Ahmad ibn Ibrahim al-Ghazi
Imam Ahmad is regarded by most scholars as an ethnic Somali. However, few historians have disputed his ethnicity, with Ahmad sometimes interpreted as being a Harari. Many Somali clans played a strong role in Gurey's conquest of Abyssinia, however these clans went to war not so much as Somalis but as Muslims.
Imam Ahmad was born in 1506 at Zeila, Adal Sultanate Due to the unislamic rule during the reign of Sultan Abu Bakr ibn Muhammad, Ahmad would leave Harar for Hubat. He married Bati del Wambara, the daughter of Mahfuz, the Governor of Zeila. In 1531, Bati would give birth to their first child named Muhammad.
Ethiopian historians such as Azazh T'ino and Bahrey have written that during the period of his rise to power, Ahmad ibn Ibrahim al-Ghazi had converted many Oromo pastoral people to Islam.
On April 4, after the two unfamiliar armies had exchanged messages and stared at each other for a few days, da Gama formed his troops into an infantry square and marched against the Imam's lines, repelling successive waves of Muslim attacks with musket and cannon. This battle ended when Imam Ahmad was wounded in the leg by a chance shot; seeing his banners signal retreat, the Portuguese and their Abyssinian allies fell upon the disorganized Muslims, who suffered losses but managed to reform next to the river on the distant side.

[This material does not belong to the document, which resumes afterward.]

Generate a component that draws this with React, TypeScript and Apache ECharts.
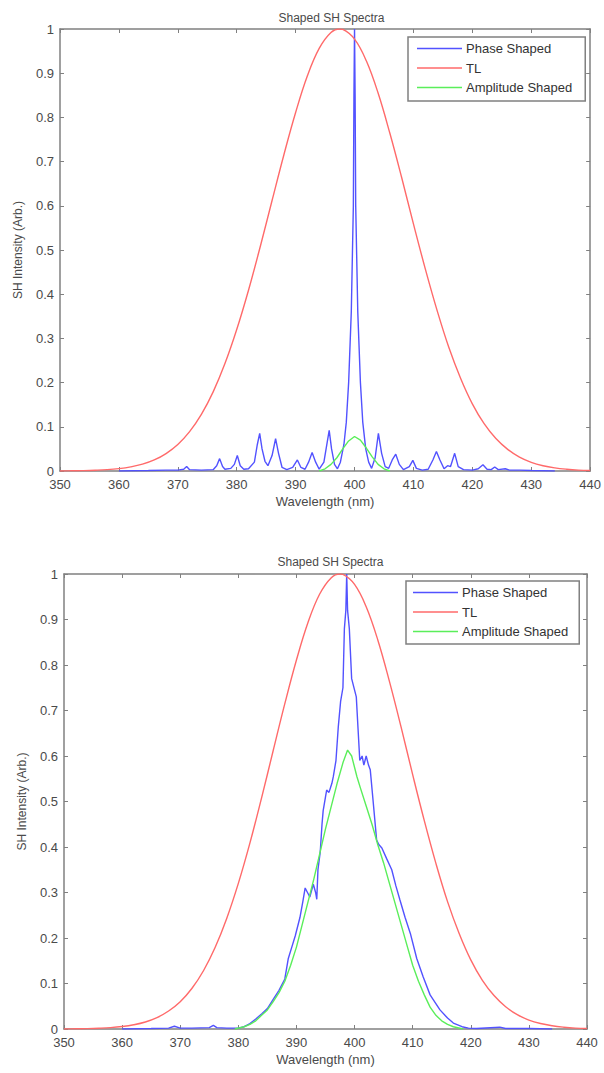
import React, { useEffect, useRef } from "react";
import * as echarts from "echarts";

// ---- Data ----
const chartTitle = "Shaped SH Spectra";
const seriesNames = ["Phase Shaped", "TL", "Amplitude Shaped"];
const xTickMin = 350;
const xTickMax = 440;

// Transform-limited (TL) spectrum, same in both panels
const tlX = [350, 352, 354, 356, 358, 360, 362, 364, 366, 368, 370, 372, 374, 376, 378, 380, 382, 384, 386, 388, 390, 392, 394, 396, 397.5, 398, 400, 402, 404, 406, 408, 410, 412, 414, 416, 418, 420, 422, 424, 426, 428, 430, 432, 434, 436, 438, 440];
const tlY = [0, 0.0005, 0.0009, 0.0017, 0.003, 0.0054, 0.0093, 0.0154, 0.025, 0.0395, 0.06, 0.089, 0.128, 0.179, 0.243, 0.32, 0.409, 0.508, 0.612, 0.715, 0.811, 0.894, 0.956, 0.992, 1.0, 0.999, 0.977, 0.928, 0.855, 0.764, 0.664, 0.559, 0.458, 0.364, 0.28, 0.21, 0.152, 0.107, 0.0735, 0.049, 0.0315, 0.0197, 0.012, 0.0071, 0.004, 0.002, 0.001];

// Top panel: phase shaped
const topPhaseX = [360, 365, 368, 370, 371, 371.5, 372, 374, 376, 376.6, 377.1, 377.6, 378, 379, 379.6, 380.1, 380.6, 381.2, 382, 383, 383.5, 383.9, 384.3, 384.8, 385.3, 386, 386.6, 387.1, 387.7, 388.5, 389.5, 390.3, 390.9, 391.6, 392.2, 392.8, 393.4, 394, 394.8, 395.3, 395.7, 396.1, 396.6, 397.1, 397.6, 398.2, 398.6, 399.0, 399.45, 399.8, 399.9, 400.0, 400.1, 400.2, 400.55, 401.0, 401.4, 401.9, 402.4, 402.9, 403.5, 404.05, 404.6, 405.2, 405.8, 406.4, 407.0, 407.6, 408.3, 409.3, 409.9, 410.5, 411.5, 412.5, 413.3, 413.9, 414.5, 415.2, 415.8, 416.3, 417.0, 417.6, 418.5, 420, 421, 421.8, 422.5, 423.2, 423.8, 424.4, 425.6, 426.3, 428, 430, 434];
const topPhaseY = [0, 0.001, 0.002, 0.002, 0.004, 0.01, 0.003, 0.002, 0.003, 0.012, 0.028, 0.01, 0.004, 0.006, 0.015, 0.035, 0.012, 0.004, 0.005, 0.02, 0.06, 0.085, 0.05, 0.022, 0.012, 0.035, 0.073, 0.04, 0.008, 0.003, 0.008, 0.025, 0.008, 0.004, 0.02, 0.042, 0.02, 0.004, 0.02, 0.06, 0.092, 0.05, 0.015, 0.005, 0.02, 0.06, 0.11, 0.2, 0.36, 0.6, 0.85, 1.0, 0.85, 0.6, 0.36, 0.2, 0.11, 0.05, 0.02, 0.006, 0.03, 0.085, 0.04, 0.01, 0.006, 0.025, 0.038, 0.015, 0.003, 0.01, 0.024, 0.006, 0.002, 0.004, 0.025, 0.044, 0.025, 0.005, 0.012, 0.01, 0.04, 0.01, 0.003, 0.002, 0.005, 0.014, 0.004, 0.003, 0.009, 0.003, 0.005, 0.002, 0.002, 0.001, 0];

// Top panel: amplitude shaped
const topAmpX = [394, 395, 396, 397, 398, 399, 400, 401, 402, 403, 404, 405, 406];
const topAmpY = [0, 0.005, 0.015, 0.03, 0.05, 0.068, 0.078, 0.07, 0.052, 0.032, 0.015, 0.005, 0];

// Bottom panel: phase shaped
const botPhaseX = [360, 365, 368, 369, 370, 372, 375, 375.7, 376.3, 378, 380, 381, 382, 383, 384, 385, 386, 387, 388, 388.6, 389.2, 389.8, 390.6, 391.1, 391.5, 391.9, 392.3, 392.9, 393.3, 393.5, 393.7, 394.1, 394.4, 394.6, 395.0, 395.2, 395.6, 396.1, 396.35, 396.8, 397.2, 397.6, 398.0, 398.25, 398.5, 398.65, 398.8, 399.1, 399.5, 400.3, 400.6, 400.9, 401.3, 401.6, 402.0, 402.4, 402.7, 403.2, 403.8, 404.2, 404.7, 405.5, 406.4, 407.1, 407.8, 408.7, 409.6, 410.7, 411.8, 413, 414.7, 416, 417, 418.5, 419.6, 421, 425, 426, 430, 434];
const botPhaseY = [0, 0.001, 0.002, 0.006, 0.002, 0.002, 0.003, 0.008, 0.003, 0.002, 0.002, 0.005, 0.012, 0.022, 0.033, 0.045, 0.065, 0.085, 0.11, 0.155, 0.18, 0.205, 0.245, 0.28, 0.31, 0.3, 0.29, 0.318, 0.3, 0.285, 0.35, 0.39, 0.45, 0.48, 0.51, 0.525, 0.52, 0.54, 0.555, 0.59, 0.664, 0.72, 0.75, 0.88, 0.92, 1.0, 0.92, 0.88, 0.77, 0.73, 0.66, 0.59, 0.6, 0.58, 0.6, 0.58, 0.57, 0.5, 0.415, 0.405, 0.398, 0.375, 0.35, 0.315, 0.284, 0.245, 0.21, 0.155, 0.115, 0.075, 0.042, 0.024, 0.013, 0.005, 0.002, 0.001, 0.004, 0.001, 0.001, 0];

// Bottom panel: amplitude shaped
const botAmpX = [379.4, 381, 382, 383, 384, 385, 386, 387, 388, 389, 390, 391, 392, 393, 394, 395, 396, 397, 398, 398.8, 399.5, 400.4, 401, 402, 403, 404, 405, 406, 407, 408, 409, 410, 411, 412, 413, 414, 415, 416, 417, 418.7];
const botAmpY = [0, 0.005, 0.01, 0.018, 0.03, 0.042, 0.06, 0.08, 0.105, 0.14, 0.18, 0.23, 0.28, 0.33, 0.385, 0.44, 0.49, 0.54, 0.585, 0.613, 0.6, 0.555, 0.53, 0.49, 0.45, 0.405, 0.365, 0.32, 0.275, 0.23, 0.185, 0.14, 0.105, 0.075, 0.048, 0.03, 0.018, 0.01, 0.005, 0];

const zip = (xs: number[], ys: number[]) => xs.map((x, i) => [x, ys[i]]);

const FONT = "'Liberation Sans', Arial, sans-serif";
const AXIS_COLOR = "#808080";
const TEXT_COLOR = "#4a4a4a";
const BLUE = "#5252ff";
const RED = "#ff6a6a";
const GREEN = "#5aee5a";

function buildPanel(gi: number, grid: any, legendPos: any, titleTop: number) {
  const axisLine = { show: true, onZero: false, lineStyle: { color: AXIS_COLOR, width: 1.5 } };
  const axisTick = { show: true, inside: true, length: 4, lineStyle: { color: AXIS_COLOR, width: 1 } };
  const xAxes = [
    {
      type: "value", gridIndex: gi, position: "bottom", min: xTickMin, max: xTickMax, interval: 10,
      axisLine, axisTick, splitLine: { show: false },
      axisLabel: { color: TEXT_COLOR, fontSize: 13, fontFamily: FONT, margin: 7 },
      name: "Wavelength (nm)", nameLocation: "middle", nameGap: 24,
      nameTextStyle: { color: TEXT_COLOR, fontSize: 13, fontFamily: FONT, verticalAlign: "top" },
    },
    {
      type: "value", gridIndex: gi, position: "top", min: xTickMin, max: xTickMax, interval: 10,
      axisLine, axisTick, splitLine: { show: false }, axisLabel: { show: false },
    },
  ];
  const yAxes = [
    {
      type: "value", gridIndex: gi, position: "left", min: 0, max: 1, interval: 0.1,
      axisLine, axisTick, splitLine: { show: false },
      axisLabel: { color: TEXT_COLOR, fontSize: 13, fontFamily: FONT, margin: 6 },
      name: "SH Intensity (Arb.)", nameLocation: "middle", nameGap: 36,
      nameTextStyle: { color: TEXT_COLOR, fontSize: 12, fontFamily: FONT },
    },
    {
      type: "value", gridIndex: gi, position: "right", min: 0, max: 1, interval: 0.1,
      axisLine, axisTick, splitLine: { show: false }, axisLabel: { show: false },
    },
  ];
  const title = {
    text: chartTitle, left: grid.left + grid.width / 2, top: titleTop, textAlign: "center",
    textStyle: { color: TEXT_COLOR, fontSize: 12, fontWeight: "normal", fontFamily: FONT },
  };
  const legend = {
    ...legendPos,
    orient: "vertical",
    data: seriesNames,
    icon: "rect",
    itemWidth: 45,
    itemHeight: 1.6,
    itemGap: 6.5,
    backgroundColor: "#ffffff",
    borderColor: AXIS_COLOR,
    borderWidth: 1.5,
    borderRadius: 0,
    textStyle: { color: "#333333", fontSize: 13, fontFamily: FONT, padding: [0, 0, 0, -1] },
    selectedMode: false,
  };
  return { xAxes, yAxes, title, legend };
}

export default function App() {
  const ref = useRef<HTMLDivElement>(null);
  useEffect(() => {
    if (!ref.current) return;
    const chart = echarts.init(ref.current, undefined, { renderer: "svg" });
    const g0 = { left: 60, top: 29, width: 533, height: 442 };
    const g1 = { left: 64, top: 574, width: 523, height: 455 };
    const p0 = buildPanel(0, g0, { left: 408, top: 37, padding: [5, 13, 7, 9] }, 7);
    const p1 = buildPanel(1, g1, { left: 406, top: 581, padding: [5, 11, 6, 7] }, 551);

    const mk = (name: string, color: string, data: number[][], xi: number, yi: number, z: number, smooth: any = false) => ({
      name, type: "line", data, xAxisIndex: xi, yAxisIndex: yi, showSymbol: false, symbol: "none",
      smooth, z, lineStyle: { color, width: 1.4 }, itemStyle: { color }, emphasis: { disabled: true },
    });

    chart.setOption({
      animation: false,
      backgroundColor: "#ffffff",
      title: [p0.title, p1.title],
      legend: [p0.legend, p1.legend],
      grid: [
        { ...g0, containLabel: false },
        { ...g1, containLabel: false },
      ],
      xAxis: [...p0.xAxes, ...p1.xAxes],
      yAxis: [...p0.yAxes, ...p1.yAxes],
      series: [
        mk("Phase Shaped", BLUE, zip(topPhaseX, topPhaseY), 0, 0, 2),
        mk("TL", RED, zip(tlX, tlY), 0, 0, 2, 0.4),
        mk("Amplitude Shaped", GREEN, zip(topAmpX, topAmpY), 0, 0, 3),
        mk("Phase Shaped", BLUE, zip(botPhaseX, botPhaseY), 2, 2, 2),
        mk("TL", RED, zip(tlX, tlY), 2, 2, 2, 0.4),
        mk("Amplitude Shaped", GREEN, zip(botAmpX, botAmpY), 2, 2, 3),
      ],
    });
    return () => chart.dispose();
  }, []);
  return (
    <div
      ref={ref}
      style={{ position: "absolute", left: 0, top: 0, width: 604, height: 1073, background: "#fff" }}
    />
  );
}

His wife Bati del Wambara managed to escape the battlefield with a remnant of the Turkish soldiers, and they made their way back to Harar, where she rallied his followers. Intent on avenging her husband's death, she married his nephew Nur ibn Mujahid on condition that Nur would avenge Imam Ahmad's defeat. In 1554–55, Nur departed on a Jihad, or Holy War, in the eastern Abyssinian lowlands of Bale, and Hadiya. In 1559, he invaded Fatagar, where he fought against the Abyssinian emperor Galawdewos, and killed him in battle.